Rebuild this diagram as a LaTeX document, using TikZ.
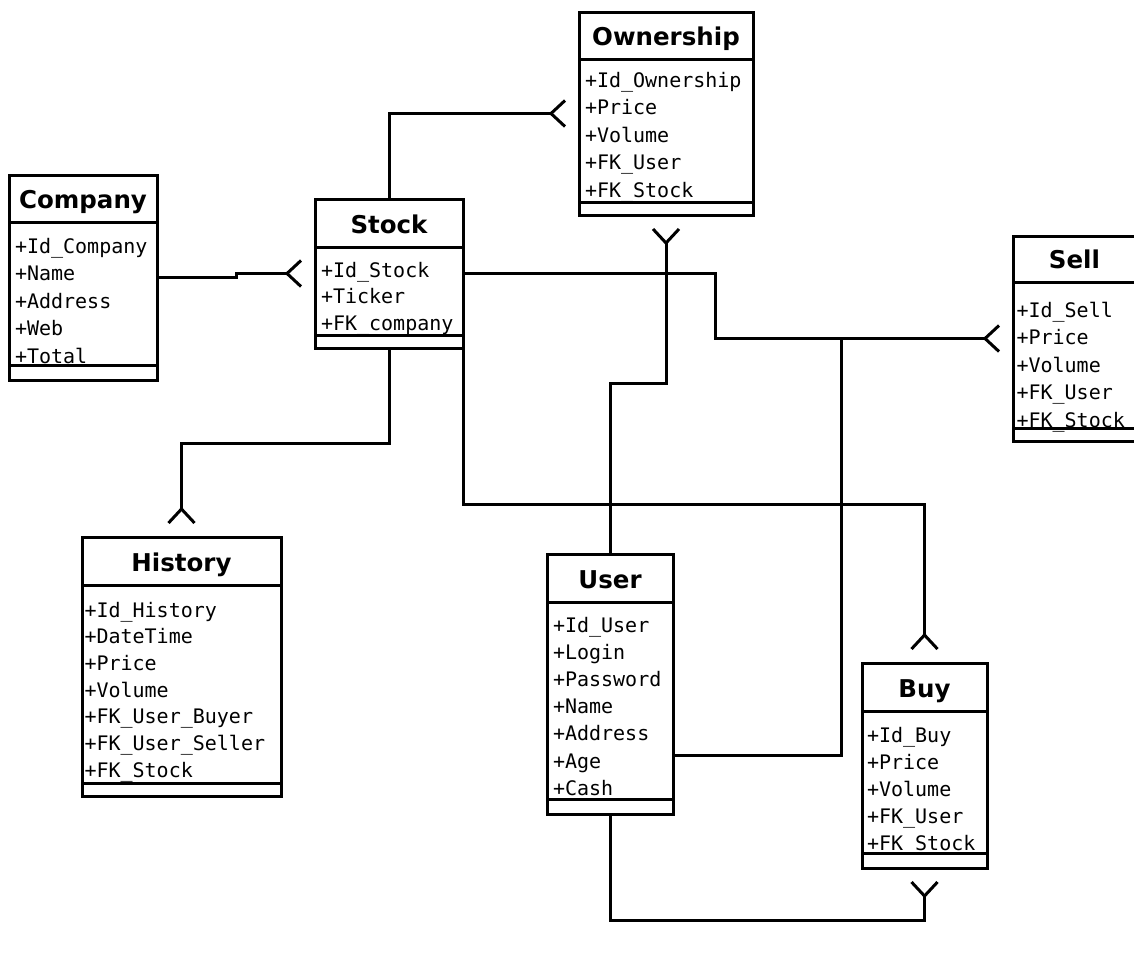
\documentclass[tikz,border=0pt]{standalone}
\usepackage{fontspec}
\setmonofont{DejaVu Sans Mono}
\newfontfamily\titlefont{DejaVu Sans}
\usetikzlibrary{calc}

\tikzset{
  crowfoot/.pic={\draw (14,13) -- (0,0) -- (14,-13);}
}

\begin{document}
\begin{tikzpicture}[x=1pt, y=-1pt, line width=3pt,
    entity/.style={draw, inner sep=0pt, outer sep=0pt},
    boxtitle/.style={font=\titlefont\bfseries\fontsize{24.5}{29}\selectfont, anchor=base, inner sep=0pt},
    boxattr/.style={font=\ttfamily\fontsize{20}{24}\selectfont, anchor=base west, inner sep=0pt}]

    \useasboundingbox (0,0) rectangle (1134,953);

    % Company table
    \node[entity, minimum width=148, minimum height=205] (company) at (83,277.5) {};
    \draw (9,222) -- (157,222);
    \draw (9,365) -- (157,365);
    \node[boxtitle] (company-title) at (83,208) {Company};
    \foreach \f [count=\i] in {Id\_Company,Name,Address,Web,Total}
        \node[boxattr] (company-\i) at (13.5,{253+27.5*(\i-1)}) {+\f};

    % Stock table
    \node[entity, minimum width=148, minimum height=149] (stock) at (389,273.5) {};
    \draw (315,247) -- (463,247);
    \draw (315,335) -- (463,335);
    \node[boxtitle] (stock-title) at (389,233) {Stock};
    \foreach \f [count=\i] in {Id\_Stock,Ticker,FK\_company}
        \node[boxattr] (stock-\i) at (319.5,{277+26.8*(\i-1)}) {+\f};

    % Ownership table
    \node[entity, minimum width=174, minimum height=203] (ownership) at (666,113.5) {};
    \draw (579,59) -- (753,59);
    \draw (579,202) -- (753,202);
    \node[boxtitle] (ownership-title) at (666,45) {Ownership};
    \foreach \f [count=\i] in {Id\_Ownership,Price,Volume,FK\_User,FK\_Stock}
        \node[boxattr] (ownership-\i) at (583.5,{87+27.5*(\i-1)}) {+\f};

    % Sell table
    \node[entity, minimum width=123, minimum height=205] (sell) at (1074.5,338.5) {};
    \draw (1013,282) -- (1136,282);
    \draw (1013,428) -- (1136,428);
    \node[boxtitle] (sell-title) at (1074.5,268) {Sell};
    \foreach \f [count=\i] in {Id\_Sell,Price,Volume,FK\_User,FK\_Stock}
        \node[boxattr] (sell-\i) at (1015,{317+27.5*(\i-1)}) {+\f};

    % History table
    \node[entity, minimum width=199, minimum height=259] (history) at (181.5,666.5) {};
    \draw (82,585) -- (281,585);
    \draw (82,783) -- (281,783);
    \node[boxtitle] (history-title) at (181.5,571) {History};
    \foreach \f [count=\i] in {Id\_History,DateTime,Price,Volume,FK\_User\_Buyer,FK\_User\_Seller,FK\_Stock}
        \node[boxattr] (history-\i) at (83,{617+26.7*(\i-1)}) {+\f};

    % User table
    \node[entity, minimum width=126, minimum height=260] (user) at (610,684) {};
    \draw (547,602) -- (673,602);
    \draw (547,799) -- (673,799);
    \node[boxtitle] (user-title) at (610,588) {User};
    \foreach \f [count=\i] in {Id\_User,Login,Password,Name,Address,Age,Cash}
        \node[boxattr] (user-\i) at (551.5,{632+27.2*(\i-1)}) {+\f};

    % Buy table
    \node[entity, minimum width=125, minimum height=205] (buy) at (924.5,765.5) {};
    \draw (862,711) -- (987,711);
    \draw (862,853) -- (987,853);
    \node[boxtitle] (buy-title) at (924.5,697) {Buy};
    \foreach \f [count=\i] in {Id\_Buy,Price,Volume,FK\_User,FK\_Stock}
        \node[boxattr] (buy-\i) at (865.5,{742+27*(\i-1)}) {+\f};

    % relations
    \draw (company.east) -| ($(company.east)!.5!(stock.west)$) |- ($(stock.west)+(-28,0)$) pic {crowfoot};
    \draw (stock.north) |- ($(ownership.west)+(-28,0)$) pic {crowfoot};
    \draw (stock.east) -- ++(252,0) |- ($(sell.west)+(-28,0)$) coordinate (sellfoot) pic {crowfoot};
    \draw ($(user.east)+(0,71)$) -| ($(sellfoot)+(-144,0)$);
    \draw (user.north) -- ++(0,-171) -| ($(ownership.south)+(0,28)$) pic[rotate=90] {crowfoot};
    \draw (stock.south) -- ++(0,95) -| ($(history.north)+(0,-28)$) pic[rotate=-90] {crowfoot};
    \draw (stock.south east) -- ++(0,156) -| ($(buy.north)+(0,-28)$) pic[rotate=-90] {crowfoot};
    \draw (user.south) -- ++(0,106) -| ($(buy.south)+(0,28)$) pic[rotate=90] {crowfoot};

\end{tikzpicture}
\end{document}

■ Short problem
Every line is to be duplicated exactly, though pictures stay out.

■ Task response
Rebuild this diagram as a LaTeX document, using TikZ.
\documentclass[tikz,border=0pt]{standalone}
\usepackage{fontspec}
\setmonofont{DejaVu Sans Mono}
\newfontfamily\titlefont{DejaVu Sans}
\usetikzlibrary{calc}

\tikzset{
  crowfoot/.pic={\draw (14,13) -- (0,0) -- (14,-13);}
}

\begin{document}
\begin{tikzpicture}[x=1pt, y=-1pt, line width=3pt,
    entity/.style={draw, inner sep=0pt, outer sep=0pt},
    boxtitle/.style={font=\titlefont\bfseries\fontsize{24.5}{29}\selectfont, anchor=base, inner sep=0pt},
    boxattr/.style={font=\ttfamily\fontsize{20}{24}\selectfont, anchor=base west, inner sep=0pt}]

    \useasboundingbox (0,0) rectangle (1134,953);

    % Company table
    \node[entity, minimum width=148, minimum height=205] (company) at (83,277.5) {};
    \draw (9,222) -- (157,222);
    \draw (9,365) -- (157,365);
    \node[boxtitle] (company-title) at (83,208) {Company};
    \foreach \f [count=\i] in {Id\_Company,Name,Address,Web,Total}
        \node[boxattr] (company-\i) at (13.5,{253+27.5*(\i-1)}) {+\f};

    % Stock table
    \node[entity, minimum width=148, minimum height=149] (stock) at (389,273.5) {};
    \draw (315,247) -- (463,247);
    \draw (315,335) -- (463,335);
    \node[boxtitle] (stock-title) at (389,233) {Stock};
    \foreach \f [count=\i] in {Id\_Stock,Ticker,FK\_company}
        \node[boxattr] (stock-\i) at (319.5,{277+26.8*(\i-1)}) {+\f};

    % Ownership table
    \node[entity, minimum width=174, minimum height=203] (ownership) at (666,113.5) {};
    \draw (579,59) -- (753,59);
    \draw (579,202) -- (753,202);
    \node[boxtitle] (ownership-title) at (666,45) {Ownership};
    \foreach \f [count=\i] in {Id\_Ownership,Price,Volume,FK\_User,FK\_Stock}
        \node[boxattr] (ownership-\i) at (583.5,{87+27.5*(\i-1)}) {+\f};

    % Sell table
    \node[entity, minimum width=123, minimum height=205] (sell) at (1074.5,338.5) {};
    \draw (1013,282) -- (1136,282);
    \draw (1013,428) -- (1136,428);
    \node[boxtitle] (sell-title) at (1074.5,268) {Sell};
    \foreach \f [count=\i] in {Id\_Sell,Price,Volume,FK\_User,FK\_Stock}
        \node[boxattr] (sell-\i) at (1015,{317+27.5*(\i-1)}) {+\f};

    % History table
    \node[entity, minimum width=199, minimum height=259] (history) at (181.5,666.5) {};
    \draw (82,585) -- (281,585);
    \draw (82,783) -- (281,783);
    \node[boxtitle] (history-title) at (181.5,571) {History};
    \foreach \f [count=\i] in {Id\_History,DateTime,Price,Volume,FK\_User\_Buyer,FK\_User\_Seller,FK\_Stock}
        \node[boxattr] (history-\i) at (83,{617+26.7*(\i-1)}) {+\f};

    % User table
    \node[entity, minimum width=126, minimum height=260] (user) at (610,684) {};
    \draw (547,602) -- (673,602);
    \draw (547,799) -- (673,799);
    \node[boxtitle] (user-title) at (610,588) {User};
    \foreach \f [count=\i] in {Id\_User,Login,Password,Name,Address,Age,Cash}
        \node[boxattr] (user-\i) at (551.5,{632+27.2*(\i-1)}) {+\f};

    % Buy table
    \node[entity, minimum width=125, minimum height=205] (buy) at (924.5,765.5) {};
    \draw (862,711) -- (987,711);
    \draw (862,853) -- (987,853);
    \node[boxtitle] (buy-title) at (924.5,697) {Buy};
    \foreach \f [count=\i] in {Id\_Buy,Price,Volume,FK\_User,FK\_Stock}
        \node[boxattr] (buy-\i) at (865.5,{742+27*(\i-1)}) {+\f};

    % relations
    \draw (company.east) -| ($(company.east)!.5!(stock.west)$) |- ($(stock.west)+(-28,0)$) pic {crowfoot};
    \draw (stock.north) |- ($(ownership.west)+(-28,0)$) pic {crowfoot};
    \draw (stock.east) -- ++(252,0) |- ($(sell.west)+(-28,0)$) coordinate (sellfoot) pic {crowfoot};
    \draw ($(user.east)+(0,71)$) -| ($(sellfoot)+(-144,0)$);
    \draw (user.north) -- ++(0,-171) -| ($(ownership.south)+(0,28)$) pic[rotate=90] {crowfoot};
    \draw (stock.south) -- ++(0,95) -| ($(history.north)+(0,-28)$) pic[rotate=-90] {crowfoot};
    \draw (stock.south east) -- ++(0,156) -| ($(buy.north)+(0,-28)$) pic[rotate=-90] {crowfoot};
    \draw (user.south) -- ++(0,106) -| ($(buy.south)+(0,28)$) pic[rotate=90] {crowfoot};

\end{tikzpicture}
\end{document}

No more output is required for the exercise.